Required work: Please list all lines of the material below in which the string "React" occurs.

begin

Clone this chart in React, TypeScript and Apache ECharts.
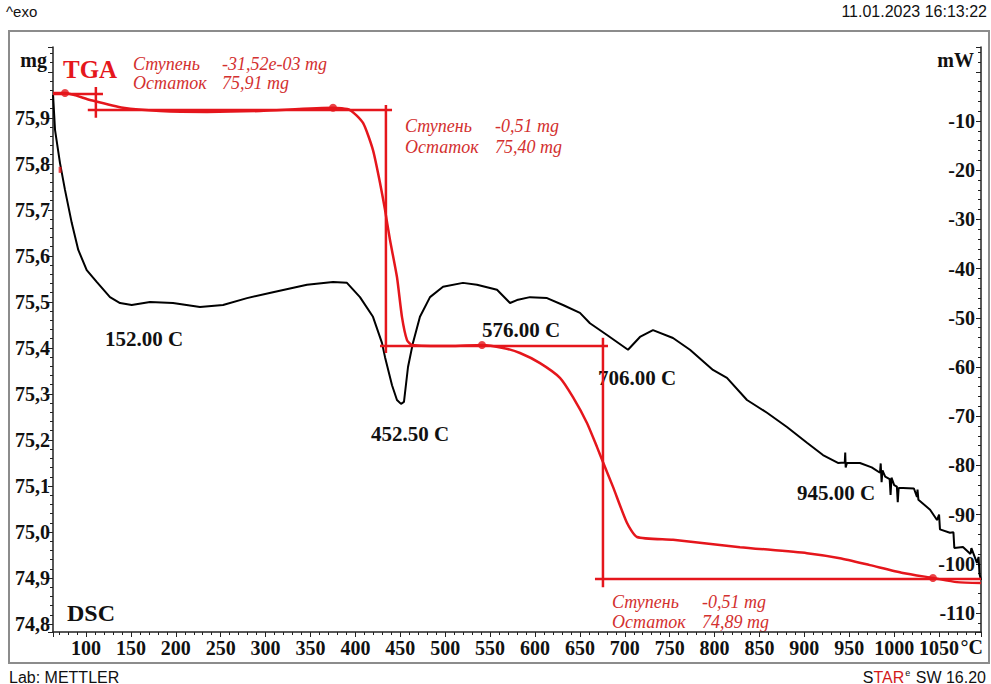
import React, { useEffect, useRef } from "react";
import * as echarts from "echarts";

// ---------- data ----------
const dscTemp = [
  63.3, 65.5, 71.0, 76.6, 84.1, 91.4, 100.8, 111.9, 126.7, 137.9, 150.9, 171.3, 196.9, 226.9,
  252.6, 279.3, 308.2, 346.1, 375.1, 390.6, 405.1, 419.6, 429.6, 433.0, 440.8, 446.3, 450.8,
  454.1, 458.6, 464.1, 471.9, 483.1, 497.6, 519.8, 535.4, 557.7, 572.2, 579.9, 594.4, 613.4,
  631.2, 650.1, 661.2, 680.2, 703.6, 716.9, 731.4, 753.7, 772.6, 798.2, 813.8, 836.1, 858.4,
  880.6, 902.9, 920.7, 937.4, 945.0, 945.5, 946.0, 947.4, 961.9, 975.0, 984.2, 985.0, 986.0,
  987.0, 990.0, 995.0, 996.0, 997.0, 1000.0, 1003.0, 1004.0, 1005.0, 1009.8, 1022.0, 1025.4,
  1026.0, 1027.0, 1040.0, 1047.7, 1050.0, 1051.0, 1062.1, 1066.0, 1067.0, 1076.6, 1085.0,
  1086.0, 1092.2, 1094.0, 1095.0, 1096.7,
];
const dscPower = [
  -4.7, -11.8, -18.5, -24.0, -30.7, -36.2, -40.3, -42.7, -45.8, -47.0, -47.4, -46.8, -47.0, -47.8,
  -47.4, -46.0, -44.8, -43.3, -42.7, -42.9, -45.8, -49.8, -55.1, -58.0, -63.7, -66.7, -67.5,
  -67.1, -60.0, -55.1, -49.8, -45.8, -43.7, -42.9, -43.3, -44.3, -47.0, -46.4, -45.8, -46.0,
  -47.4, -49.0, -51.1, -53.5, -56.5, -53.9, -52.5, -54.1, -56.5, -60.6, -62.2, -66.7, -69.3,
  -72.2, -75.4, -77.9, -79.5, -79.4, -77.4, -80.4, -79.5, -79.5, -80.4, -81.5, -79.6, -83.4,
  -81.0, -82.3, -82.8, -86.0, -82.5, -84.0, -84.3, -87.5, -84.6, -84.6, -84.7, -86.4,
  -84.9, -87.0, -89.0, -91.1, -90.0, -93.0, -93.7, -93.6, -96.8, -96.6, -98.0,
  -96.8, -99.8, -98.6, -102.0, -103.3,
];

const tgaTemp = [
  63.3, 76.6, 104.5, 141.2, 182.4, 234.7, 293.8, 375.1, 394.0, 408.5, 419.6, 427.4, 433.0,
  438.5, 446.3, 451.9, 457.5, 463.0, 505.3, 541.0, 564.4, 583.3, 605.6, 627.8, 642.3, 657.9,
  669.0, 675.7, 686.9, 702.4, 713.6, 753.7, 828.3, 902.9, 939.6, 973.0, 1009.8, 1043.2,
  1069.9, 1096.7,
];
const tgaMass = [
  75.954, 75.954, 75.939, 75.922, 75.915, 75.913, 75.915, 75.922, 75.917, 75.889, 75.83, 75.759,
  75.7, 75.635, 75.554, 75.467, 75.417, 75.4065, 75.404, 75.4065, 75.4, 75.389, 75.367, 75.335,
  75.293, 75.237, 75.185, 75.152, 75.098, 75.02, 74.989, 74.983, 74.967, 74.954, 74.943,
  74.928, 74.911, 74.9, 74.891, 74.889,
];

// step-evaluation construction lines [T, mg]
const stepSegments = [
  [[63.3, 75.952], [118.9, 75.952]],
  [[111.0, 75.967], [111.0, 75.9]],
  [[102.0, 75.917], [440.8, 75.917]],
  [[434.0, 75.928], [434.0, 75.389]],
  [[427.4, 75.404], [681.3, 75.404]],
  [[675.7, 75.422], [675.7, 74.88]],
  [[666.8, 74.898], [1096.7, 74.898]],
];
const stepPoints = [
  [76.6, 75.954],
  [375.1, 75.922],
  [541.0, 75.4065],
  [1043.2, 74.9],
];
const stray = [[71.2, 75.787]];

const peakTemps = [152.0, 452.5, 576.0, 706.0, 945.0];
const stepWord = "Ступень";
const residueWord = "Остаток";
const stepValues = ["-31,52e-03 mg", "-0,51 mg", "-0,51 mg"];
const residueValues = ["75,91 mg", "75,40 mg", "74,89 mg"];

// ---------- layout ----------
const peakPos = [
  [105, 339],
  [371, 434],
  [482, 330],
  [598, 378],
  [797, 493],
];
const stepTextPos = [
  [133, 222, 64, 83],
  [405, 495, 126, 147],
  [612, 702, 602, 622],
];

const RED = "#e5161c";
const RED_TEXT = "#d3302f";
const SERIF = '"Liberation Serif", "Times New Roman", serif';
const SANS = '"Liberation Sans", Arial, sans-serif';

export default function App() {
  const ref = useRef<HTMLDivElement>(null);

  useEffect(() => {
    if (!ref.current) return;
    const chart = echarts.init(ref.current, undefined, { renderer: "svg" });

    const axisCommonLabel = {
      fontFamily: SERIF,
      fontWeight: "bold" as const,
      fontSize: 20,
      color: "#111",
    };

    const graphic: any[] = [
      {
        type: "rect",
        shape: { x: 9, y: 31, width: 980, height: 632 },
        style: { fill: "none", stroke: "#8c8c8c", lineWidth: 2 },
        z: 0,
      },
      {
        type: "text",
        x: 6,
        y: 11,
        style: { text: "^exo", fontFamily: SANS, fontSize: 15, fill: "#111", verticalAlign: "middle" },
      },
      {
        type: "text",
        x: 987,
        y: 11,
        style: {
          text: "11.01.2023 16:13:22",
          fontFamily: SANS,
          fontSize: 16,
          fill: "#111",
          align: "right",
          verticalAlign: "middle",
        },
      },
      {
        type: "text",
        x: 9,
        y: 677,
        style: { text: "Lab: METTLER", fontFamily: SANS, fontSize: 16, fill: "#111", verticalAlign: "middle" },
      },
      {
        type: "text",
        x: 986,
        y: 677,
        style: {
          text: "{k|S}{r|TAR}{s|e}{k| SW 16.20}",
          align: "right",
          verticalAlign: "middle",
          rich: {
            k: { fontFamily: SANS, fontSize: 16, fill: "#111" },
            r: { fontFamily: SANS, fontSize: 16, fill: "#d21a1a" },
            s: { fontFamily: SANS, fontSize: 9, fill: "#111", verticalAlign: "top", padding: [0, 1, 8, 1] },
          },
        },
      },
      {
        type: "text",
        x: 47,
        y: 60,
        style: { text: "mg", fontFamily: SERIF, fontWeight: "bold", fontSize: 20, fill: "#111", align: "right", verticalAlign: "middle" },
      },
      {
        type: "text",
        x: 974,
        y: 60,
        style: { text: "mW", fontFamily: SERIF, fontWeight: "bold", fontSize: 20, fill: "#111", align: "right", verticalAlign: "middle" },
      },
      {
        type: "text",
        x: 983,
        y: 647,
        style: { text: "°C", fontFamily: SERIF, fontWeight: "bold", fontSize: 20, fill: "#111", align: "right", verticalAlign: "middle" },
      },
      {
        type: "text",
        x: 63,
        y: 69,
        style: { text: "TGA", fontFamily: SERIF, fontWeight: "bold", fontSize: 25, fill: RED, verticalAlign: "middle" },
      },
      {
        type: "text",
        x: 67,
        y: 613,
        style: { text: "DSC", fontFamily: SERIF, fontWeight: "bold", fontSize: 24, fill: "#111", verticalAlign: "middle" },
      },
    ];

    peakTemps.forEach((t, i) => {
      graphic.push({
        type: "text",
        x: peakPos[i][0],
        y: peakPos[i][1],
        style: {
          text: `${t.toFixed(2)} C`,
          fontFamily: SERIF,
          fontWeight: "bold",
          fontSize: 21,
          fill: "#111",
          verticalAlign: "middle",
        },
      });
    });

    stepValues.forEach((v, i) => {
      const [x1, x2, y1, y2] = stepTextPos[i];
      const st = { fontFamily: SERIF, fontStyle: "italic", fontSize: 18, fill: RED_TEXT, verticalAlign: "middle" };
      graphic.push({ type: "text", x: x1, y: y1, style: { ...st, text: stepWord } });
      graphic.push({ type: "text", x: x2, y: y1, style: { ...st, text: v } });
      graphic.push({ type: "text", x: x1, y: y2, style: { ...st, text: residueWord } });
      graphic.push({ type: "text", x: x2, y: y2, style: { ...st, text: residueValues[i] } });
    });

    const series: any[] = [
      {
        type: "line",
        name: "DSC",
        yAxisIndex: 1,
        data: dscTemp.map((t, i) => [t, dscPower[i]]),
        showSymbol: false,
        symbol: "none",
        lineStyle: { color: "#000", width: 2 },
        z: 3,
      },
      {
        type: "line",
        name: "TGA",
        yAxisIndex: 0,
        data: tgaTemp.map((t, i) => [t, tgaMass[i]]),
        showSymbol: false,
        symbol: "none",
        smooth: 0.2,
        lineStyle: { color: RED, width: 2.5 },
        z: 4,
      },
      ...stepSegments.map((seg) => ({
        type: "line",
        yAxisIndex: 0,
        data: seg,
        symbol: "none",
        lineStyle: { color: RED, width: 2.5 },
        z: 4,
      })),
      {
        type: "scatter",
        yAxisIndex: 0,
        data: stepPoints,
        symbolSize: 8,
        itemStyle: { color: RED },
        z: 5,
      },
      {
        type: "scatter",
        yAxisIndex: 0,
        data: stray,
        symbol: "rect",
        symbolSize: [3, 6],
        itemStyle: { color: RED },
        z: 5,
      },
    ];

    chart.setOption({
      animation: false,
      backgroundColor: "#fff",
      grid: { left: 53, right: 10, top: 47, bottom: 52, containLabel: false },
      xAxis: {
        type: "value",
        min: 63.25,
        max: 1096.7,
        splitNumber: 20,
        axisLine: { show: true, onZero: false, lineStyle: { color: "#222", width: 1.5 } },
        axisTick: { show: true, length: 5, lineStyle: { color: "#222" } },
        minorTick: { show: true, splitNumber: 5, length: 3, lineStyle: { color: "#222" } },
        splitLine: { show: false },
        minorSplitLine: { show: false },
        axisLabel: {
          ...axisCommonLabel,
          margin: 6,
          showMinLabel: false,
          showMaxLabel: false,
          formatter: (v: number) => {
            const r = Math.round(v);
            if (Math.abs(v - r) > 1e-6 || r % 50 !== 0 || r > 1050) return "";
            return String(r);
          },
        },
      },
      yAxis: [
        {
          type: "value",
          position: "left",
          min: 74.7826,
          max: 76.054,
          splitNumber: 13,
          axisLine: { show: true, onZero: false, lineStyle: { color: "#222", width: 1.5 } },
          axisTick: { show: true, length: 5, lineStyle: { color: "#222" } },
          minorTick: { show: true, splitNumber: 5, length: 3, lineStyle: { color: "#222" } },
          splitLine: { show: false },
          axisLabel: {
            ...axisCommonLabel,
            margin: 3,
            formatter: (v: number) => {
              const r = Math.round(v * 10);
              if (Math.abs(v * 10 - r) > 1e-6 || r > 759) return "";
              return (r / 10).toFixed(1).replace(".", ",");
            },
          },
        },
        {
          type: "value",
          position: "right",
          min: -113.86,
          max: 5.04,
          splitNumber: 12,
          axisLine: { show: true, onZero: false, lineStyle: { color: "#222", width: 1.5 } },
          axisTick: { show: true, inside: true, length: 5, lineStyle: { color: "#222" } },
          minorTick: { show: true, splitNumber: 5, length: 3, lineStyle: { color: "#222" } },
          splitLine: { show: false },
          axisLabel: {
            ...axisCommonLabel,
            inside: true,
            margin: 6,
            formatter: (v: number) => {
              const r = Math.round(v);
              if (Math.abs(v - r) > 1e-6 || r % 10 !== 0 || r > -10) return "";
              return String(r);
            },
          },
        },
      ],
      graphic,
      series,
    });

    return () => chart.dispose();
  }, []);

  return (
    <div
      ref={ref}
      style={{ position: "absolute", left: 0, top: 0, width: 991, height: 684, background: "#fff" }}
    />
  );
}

end

Reply:
Clone this chart in React, TypeScript and Apache ECharts.
import React, { useEffect, useRef } from "react";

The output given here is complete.